# JOB
Leaving out the pictures, retype the lines from the beginning of the listing through the line containing "const patternSolidity = [0.2, 0.3, 0.3, 0.4, 0.05, 0.3];".

>> Begin ROWS

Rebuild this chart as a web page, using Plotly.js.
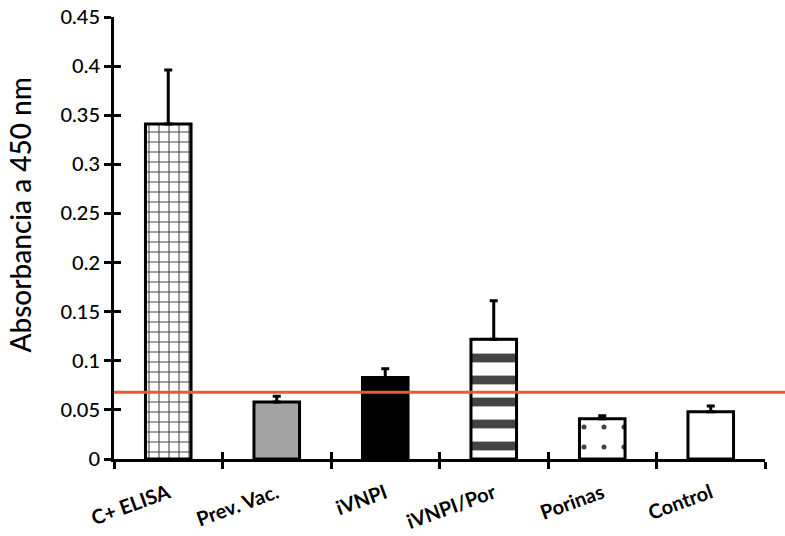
<!DOCTYPE html>
<html>
<head>
<meta charset="utf-8">
<script src="https://cdn.plot.ly/plotly-3.0.1.min.js"></script>
<style>
  html, body { margin: 0; padding: 0; background: #ffffff; }
  #chart { width: 785px; height: 536px; }
</style>
</head>
<body>
<div id="chart"></div>
<script>
// Absorbance at 450 nm for each group, with the upper standard deviation
const groups = ["C+ ELISA", "Prev. Vac.", "iVNPI", "iVNPI/Por", "Porinas", "Control"];
const absorbance = [0.341, 0.058, 0.083, 0.122, 0.041, 0.048];
const sdUpper = [0.055, 0.006, 0.009, 0.039, 0.003, 0.006];
const cutoff = 0.068;
const yTicks = [0, 0.05, 0.1, 0.15, 0.2, 0.25, 0.3, 0.35, 0.4, 0.45];
const yTickText = ["0", "0.05", "0.1", "0.15", "0.2", "0.25", "0.3", "0.35", "0.4", "0.45"];
const yTitle = "Absorbancia a 450 nm";

// Per-bar fill styles
const fillColors = ["#ffffff", "#a3a3a3", "#000000", "#ffffff", "#ffffff", "#ffffff"];
const patternShapes = ["+", "", "", "-", ".", ""];
const patternSizes = [10, 8, 8, 22, 20, 8];
const patternSolidity = [0.2, 0.3, 0.3, 0.4, 0.05, 0.3];

const bars = {
  type: "bar",
  x: groups,
  y: absorbance,
  width: 0.42,
  marker: {
    color: fillColors,
    line: { color: "#000000", width: 3 },
    pattern: {
      shape: patternShapes,
      size: patternSizes,
      solidity: patternSolidity,
      fgcolor: "#000000",
      fgopacity: 1,
      bgcolor: fillColors,
      fillmode: "overlay"
    }
  },
  error_y: {
    type: "data",
    symmetric: false,
    array: sdUpper,
    arrayminus: absorbance.map(() => 0),
    color: "#000000",
    thickness: 3,
    width: 4
  },
  hoverinfo: "x+y",
  showlegend: false
};

// Invisible copy on the overlay axes so the inner half of each tick mark is drawn
const tickOverlay = {
  type: "scatter",
  mode: "markers",
  x: groups,
  y: absorbance,
  xaxis: "x2",
  yaxis: "y2",
  marker: { opacity: 0 },
  hoverinfo: "skip",
  showlegend: false
};

const font = "Lato, 'Open Sans', sans-serif";

const layout = {
  width: 785,
  height: 536,
  margin: { l: 114, r: 20, t: 17, b: 77 },
  paper_bgcolor: "#ffffff",
  plot_bgcolor: "#ffffff",
  showlegend: false,
  font: { family: font, color: "#000000" },
  xaxis: {
    type: "category",
    range: [-0.5, 5.5],
    tickson: "boundaries",
    ticks: "outside",
    ticklen: 7,
    tickwidth: 3,
    tickcolor: "#000000",
    showline: true,
    linecolor: "#000000",
    linewidth: 3,
    showgrid: false,
    zeroline: false,
    tickangle: -20,
    ticklabelstandoff: 12,
    tickfont: { family: font, size: 20, color: "#000000", weight: "bold" }
  },
  yaxis: {
    range: [0, 0.45],
    tickvals: yTicks,
    ticktext: yTickText,
    ticks: "outside",
    ticklen: 7,
    tickwidth: 3,
    tickcolor: "#000000",
    showline: true,
    linecolor: "#000000",
    linewidth: 3,
    showgrid: false,
    zeroline: false,
    tickfont: { family: font, size: 20, color: "#000000", weight: 500 }
  },
  xaxis2: {
    type: "category",
    overlaying: "x",
    anchor: "y2",
    side: "bottom",
    range: [-0.5, 5.5],
    tickson: "boundaries",
    ticks: "inside",
    ticklen: 7,
    tickwidth: 3,
    tickcolor: "#000000",
    showticklabels: false,
    showline: false,
    showgrid: false,
    zeroline: false
  },
  yaxis2: {
    overlaying: "y",
    anchor: "x2",
    side: "left",
    range: [0, 0.45],
    tickvals: yTicks,
    ticks: "inside",
    ticklen: 7,
    tickwidth: 3,
    tickcolor: "#000000",
    showticklabels: false,
    showline: false,
    showgrid: false,
    zeroline: false
  },
  // Y-axis title, set slightly above the middle of the axis
  annotations: [
    {
      text: yTitle,
      textangle: -90,
      xref: "paper",
      yref: "paper",
      x: -0.145,
      y: 0.552,
      xanchor: "center",
      yanchor: "middle",
      showarrow: false,
      font: { family: font, size: 28, color: "#000000", weight: 500 }
    }
  ],
  shapes: [
    {
      type: "line",
      xref: "paper",
      yref: "y",
      x0: 0,
      x1: 1.035,
      y0: cutoff,
      y1: cutoff,
      line: { color: "#e65a3e", width: 3 },
      layer: "above"
    }
  ]
};

Plotly.newPlot("chart", [bars, tickOverlay], layout, { displayModeBar: false, staticPlot: true });
</script>
</body>
</html>
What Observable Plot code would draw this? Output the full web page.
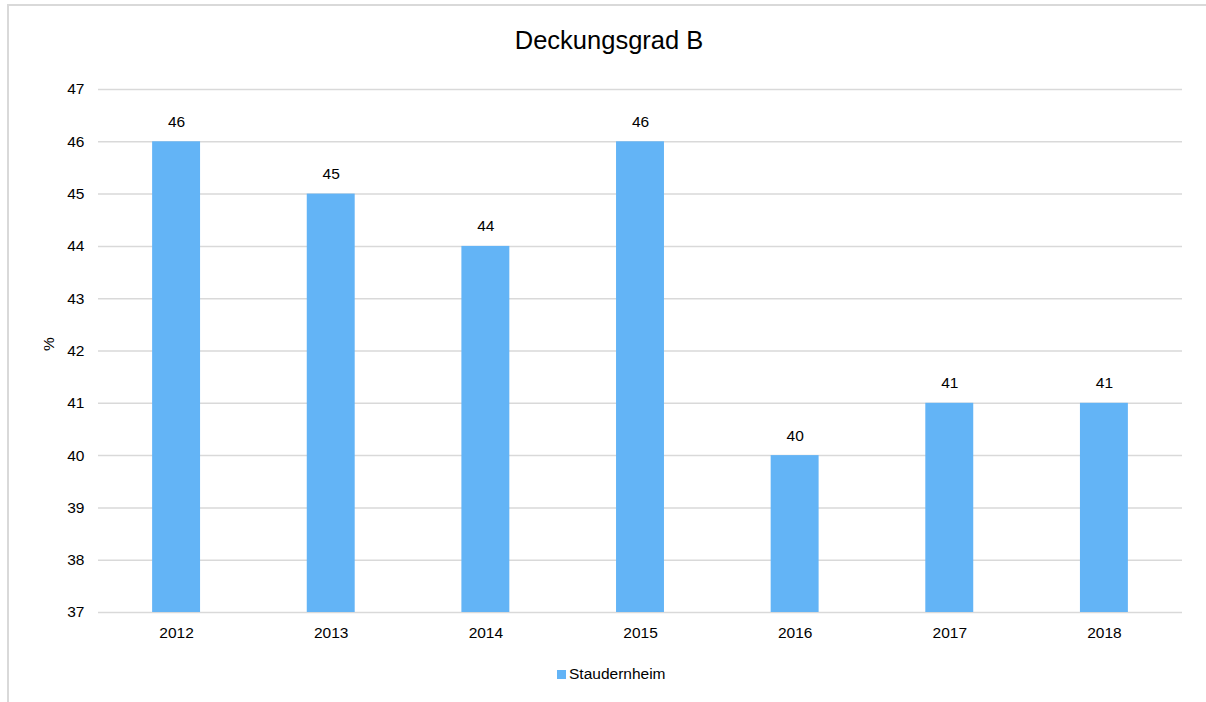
<!DOCTYPE html>
<html>
<head>
<meta charset="utf-8">
<script src="https://cdn.jsdelivr.net/npm/d3@7"></script>
<script src="https://cdn.jsdelivr.net/npm/@observablehq/plot@0.6"></script>
<style>
  html, body { margin: 0; padding: 0; background: #fff; }
  body { font-family: "Liberation Sans", Arial, sans-serif; color: #000; }
  #chart { position: relative; width: 1206px; height: 702px; overflow: hidden; }
  #frame { position: absolute; left: 7px; top: 4px; width: 1210px; height: 720px;
           border-top: 2px solid #d9d9d9; border-left: 2px solid #d9d9d9; box-sizing: border-box; }
  #title { position: absolute; left: 0; top: 28px; width: 1218px; text-align: center;
           font-size: 25.5px; line-height: 25.5px; }
  #plot { position: absolute; left: 0; top: 60px; }
  #legend-swatch { position: absolute; left: 557px; top: 670px; width: 9px; height: 9px; }
  #legend-text { position: absolute; left: 569px; top: 666px; font-size: 15.5px; line-height: 15.5px; }
</style>
</head>
<body>
<div id="chart">
  <div id="frame"></div>
  <div id="title"></div>
  <div id="plot"></div>
  <div id="legend-swatch"></div>
  <div id="legend-text"></div>
</div>
<script>
const title = "Deckungsgrad B";
const seriesName = "Staudernheim";
const yLabel = "%";
const years = ["2012", "2013", "2014", "2015", "2016", "2017", "2018"];
const values = [46, 45, 44, 46, 40, 41, 41];
const yTicks = [37, 38, 39, 40, 41, 42, 43, 44, 45, 46, 47];
const barColor = "#63b4f6";

const data = years.map((year, i) => ({year, value: values[i]}));
const yMin = yTicks[0];
const yMax = yTicks[yTicks.length - 1];

document.getElementById("title").textContent = title;
document.getElementById("legend-text").textContent = seriesName;
document.getElementById("legend-swatch").style.background = barColor;

const chart = Plot.plot({
  width: 1206,
  height: 600,
  marginTop: 29,
  marginBottom: 48,
  marginLeft: 98,
  marginRight: 24,
  style: { fontFamily: "'Liberation Sans', Arial, sans-serif", fontSize: "15.5px", color: "#000", background: "transparent" },
  x: { domain: years, paddingInner: 0.69, paddingOuter: 0.35, align: 0.5, round: false, label: null },
  y: { domain: [yMin, yMax], label: null },
  marks: [
    Plot.gridY(yTicks, { stroke: "#d9d9d9", strokeOpacity: 1, strokeWidth: 1.5 }),
    Plot.barY(data, { x: "year", y1: () => yMin, y2: "value", fill: barColor }),
    Plot.axisY(yTicks, { tickSize: 0, tickPadding: 14, label: null, fontSize: 15.5, tickFormat: d => String(d) }),
    Plot.axisX({ tickSize: 0, tickPadding: 14, label: null, fontSize: 15.5 }),
    Plot.text(data, { x: "year", y: "value", text: d => String(d.value), dy: -20, lineAnchor: "middle", fontSize: 15.5, fill: "#000" }),
    Plot.text([yLabel], { frameAnchor: "left", dx: -49, rotate: -90, fontSize: 15.5, fill: "#000" })
  ]
});
document.getElementById("plot").appendChild(chart);
</script>
</body>
</html>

>> End ROWS

# TASK SOLUTION
Rebuild this chart as a web page, using Plotly.js.
<!DOCTYPE html>
<html>
<head>
<meta charset="utf-8">
<script src="https://cdn.plot.ly/plotly-3.0.1.min.js"></script>
<style>
  html, body { margin: 0; padding: 0; background: #ffffff; }
  #chart { width: 785px; height: 536px; }
</style>
</head>
<body>
<div id="chart"></div>
<script>
// Absorbance at 450 nm for each group, with the upper standard deviation
const groups = ["C+ ELISA", "Prev. Vac.", "iVNPI", "iVNPI/Por", "Porinas", "Control"];
const absorbance = [0.341, 0.058, 0.083, 0.122, 0.041, 0.048];
const sdUpper = [0.055, 0.006, 0.009, 0.039, 0.003, 0.006];
const cutoff = 0.068;
const yTicks = [0, 0.05, 0.1, 0.15, 0.2, 0.25, 0.3, 0.35, 0.4, 0.45];
const yTickText = ["0", "0.05", "0.1", "0.15", "0.2", "0.25", "0.3", "0.35", "0.4", "0.45"];
const yTitle = "Absorbancia a 450 nm";

// Per-bar fill styles
const fillColors = ["#ffffff", "#a3a3a3", "#000000", "#ffffff", "#ffffff", "#ffffff"];
const patternShapes = ["+", "", "", "-", ".", ""];
const patternSizes = [10, 8, 8, 22, 20, 8];
const patternSolidity = [0.2, 0.3, 0.3, 0.4, 0.05, 0.3];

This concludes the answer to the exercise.